La Maîtrise des Maladies et des Ravageurs
Pour ne pas exposer la culture à des risques de maladies, il faut respecter un délai de retour de 7 ans sur la même parcelle. Attention les excédents de fertilisation sont favorables au développement des maladies et de la verse, qui à son tour est facteur de maladie (sclérotinia, botrytis). L’oïdium est la maladie la plus répandue sur cette culture, mais son incidence reste faible si elle ne s’installe pas trop tôt. Il peut s’installer en cas de stress de la plante (sécheresse, tassement du sol, etc.) ou des conditions de végétation luxuriante, liés à la fertilisation. Une apparition tardive ne posera qu’un problème d’évaluation de la maturité. Le choix de la variété et la densité de semis sont aussi des paramètres à prendre en compte. D’autres maladies moins fréquentes sont la pourriture grise (Botrytis cinerea) et l’anthracnose du lin.

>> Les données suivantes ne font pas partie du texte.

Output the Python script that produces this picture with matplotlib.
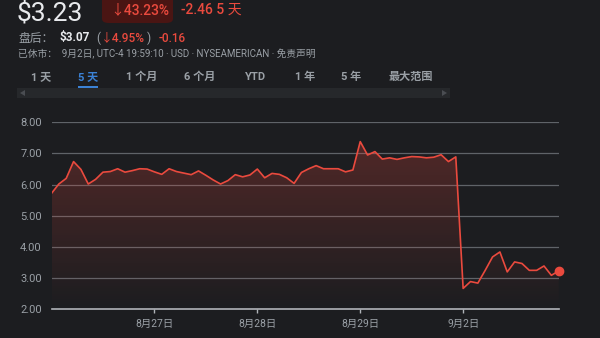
import matplotlib
matplotlib.use("Agg")
import matplotlib.pyplot as plt
import numpy as np
from matplotlib.patches import FancyBboxPatch, Rectangle, Polygon

plt.rcParams['font.family'] = ['Roboto', 'Noto Sans CJK SC', 'DejaVu Sans']

# 5-day intraday prices, 14 points per trading day
prices = [5.72, 6.02, 6.20, 6.74, 6.49, 6.02, 6.17, 6.40, 6.42, 6.51, 6.40, 6.45, 6.51, 6.50,
          6.41, 6.33, 6.51, 6.42, 6.37, 6.32, 6.44, 6.30, 6.15, 6.02, 6.13, 6.32, 6.25, 6.31,
          6.50, 6.22, 6.36, 6.33, 6.22, 6.04, 6.39, 6.51, 6.61, 6.51, 6.51, 6.51, 6.41, 6.47,
          7.38, 6.95, 7.06, 6.82, 6.86, 6.81, 6.86, 6.90, 6.89, 6.86, 6.88, 6.96, 6.74, 6.89,
          2.67, 2.89, 2.84, 3.25, 3.68, 3.84, 3.20, 3.52, 3.47, 3.25, 3.25, 3.39, 3.09, 3.23]
day_ticks = [14, 28, 42, 56]
day_labels = ["8月27日", "8月28日", "8月29日", "9月2日"]
y_ticks = [2, 3, 4, 5, 6, 7, 8]

BG = '#1c1d20'
RED = '#ea4a3e'
GREY = '#9aa0a6'
W, H = 600, 338

fig = plt.figure(figsize=(6, 3.38), dpi=100, facecolor=BG)


def fx(x):
    return x / W


def fy(y):
    return 1 - y / H


def txt(x, y, s, **kw):
    fig.text(fx(x), fy(y), s, va='center', **kw)


# header
txt(17, 13.5, "$3.23", fontsize=19, color='#e8eaed')
fig.patches.append(FancyBboxPatch((fx(102), fy(23)), fx(71), 30 / H,
                                  boxstyle="round,pad=0,rounding_size=0.012",
                                  transform=fig.transFigure, facecolor='#4a1513',
                                  edgecolor='none'))
txt(110, 10, "↓43.23%", fontsize=10, color=RED, fontweight='medium')
txt(181, 10, "-2.46 5 天", fontsize=10, color=RED, fontweight='medium')

txt(18, 38, "盘后：", fontsize=8.5, color=GREY)
txt(60, 38, "$3.07", fontsize=8.5, color='#e8eaed', fontweight='bold')
txt(96, 38, "(", fontsize=8.5, color=GREY)
txt(101, 38, "↓4.95%", fontsize=8.5, color=RED, fontweight='medium')
txt(147, 38, ")", fontsize=8.5, color=GREY)
txt(159, 38, "-0.16", fontsize=8.5, color=RED, fontweight='medium')

txt(18, 54, "已休市：  9月2日, UTC-4 19:59:10 · USD · NYSEAMERICAN · 免责声明",
    fontsize=7, color=GREY)

tabs = [("1 天", 31), ("5 天", 78), ("1 个月", 126), ("6 个月", 184),
        ("YTD", 245), ("1 年", 295), ("5 年", 341), ("最大范围", 389)]
for label, x in tabs:
    txt(x, 77, label, fontsize=8, fontweight='bold',
        color='#3b82d6' if label == "5 天" else GREY)
fig.patches.append(Rectangle((fx(78), fy(88)), fx(20), 2 / H,
                             transform=fig.transFigure, facecolor='#3b82d6'))
fig.patches.append(Rectangle((fx(17), fy(98)), fx(433), 10 / H,
                             transform=fig.transFigure, facecolor='#26282b'))
fig.patches.append(Polygon([(fx(20), fy(93)), (fx(25), fy(90)), (fx(25), fy(96))],
                           closed=True, transform=fig.transFigure, facecolor='#4a4d52'))
fig.patches.append(Polygon([(fx(447), fy(93)), (fx(442), fy(90)), (fx(442), fy(96))],
                           closed=True, transform=fig.transFigure, facecolor='#4a4d52'))

# chart
ax = fig.add_axes([fx(51.5), fy(309.3), fx(558.7 - 51.5), (309.3 - 122.3) / H])
ax.set_facecolor(BG)
x = np.arange(len(prices))

for yv in y_ticks[1:]:
    ax.axhline(yv, color='#5f6368', lw=0.9, zorder=1)
ax.axhline(2, color='#b0b4b9', lw=1.2, zorder=1, clip_on=False)

# gradient fill under the line
grad = np.linspace(0, 1, 256).reshape(-1, 1)
rgba = np.zeros((256, 1, 4))
rgba[..., 0] = 0.92
rgba[..., 1] = 0.29
rgba[..., 2] = 0.24
rgba[..., 3] = 0.26 * grad
fill = ax.fill_between(x, prices, 2, facecolor='none', edgecolor='none')
img = ax.imshow(rgba, extent=[0, len(prices) - 1, 2, max(prices)], origin='lower',
                aspect='auto', zorder=2)
img.set_clip_path(fill.get_paths()[0], transform=ax.transData)
ax.set_xlim(0, len(prices) - 1)
ax.set_ylim(2, 8)

ax.plot(x, prices, color=RED, lw=1.2, zorder=3)
ax.plot(x[-1], prices[-1], 'o', color=RED, ms=6, zorder=4, clip_on=False)

for s in ax.spines.values():
    s.set_visible(False)
ax.set_yticks(y_ticks)
ax.set_yticklabels([f"{v:.2f}" for v in y_ticks])
ax.set_xticks(day_ticks)
ax.set_xticklabels(day_labels)
ax.tick_params(axis='y', length=0, pad=7, labelsize=8, labelcolor=GREY)
ax.tick_params(axis='x', length=3, width=1, color='#b0b4b9', pad=4,
               labelsize=7.5, labelcolor=GREY)

fig.savefig("out.png", dpi=100, facecolor=BG)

Une densité trop élevée peut générer de la verse.
Pour éviter le risque altises à la levée, mieux vaut éviter les crucifères et les pois en précédent et permettre une levée rapide par un semis dans des sols bien réchauffés. Un sol assez fin et suffisamment rappuyé par roulage permet également de réduire les attaques d’altises.
Les thrips sont à craindre par temps sec et chaud dès la levée, mais l’impact sur la culture est limité, sauf en cas d’attaque précoce.
La Récolte et le Stockage
Arrachage, rouissage, et enroulage sont réalisés dans un délai minimum d’un mois. Il est très important, si vous ne possédez pas le matériel de récolte, d’avoir une relation de confiance avec votre teilleur afin de pratiquer le(s) retournement(s) au bon moment. Le retournement de l’andain permet d’éviter l’imprégnation d’adventices rampantes telles que la renouée liseron, la renouée des oiseaux ou le gaillet dans les andains de paille. Une souleveuse est parfois nécessaire avant le ramassage.
Le stockage des boules peut se faire chez l’agriculteur ou le teilleur. Le teilleur doit être certifié GOTS (Global Organic Textile Standard, c’est le correspondant du label AB pour les produits textiles) pour la fibre et AB pour la graine. En 2010, les teilleurs certifiés GOTS sont à notre connaissance : Ets Devogele (77), coopérative du plateau du Neubourg (27) , coopérative Terre de lin (76), coopérative du Vert Galant (76) et Opalin (62). Mais des accords existent entre teilleurs pour faire teiller le lin bio sur des sites certifiés. Des teillages envisagent également la certification dès que le volume en paille de lin bio de leurs adhérents sera suffisant.
L’association dispose d’un annuaire des teillages et peut vous renseigner sur l’organisation de cette première étape de transformation, dans votre région. Contactez-nous.
Un lin de qualité est un lin solide, propre, homogène et fin. Les rendements en bio peuvent être comparables à la moyenne en culture conventionnelle.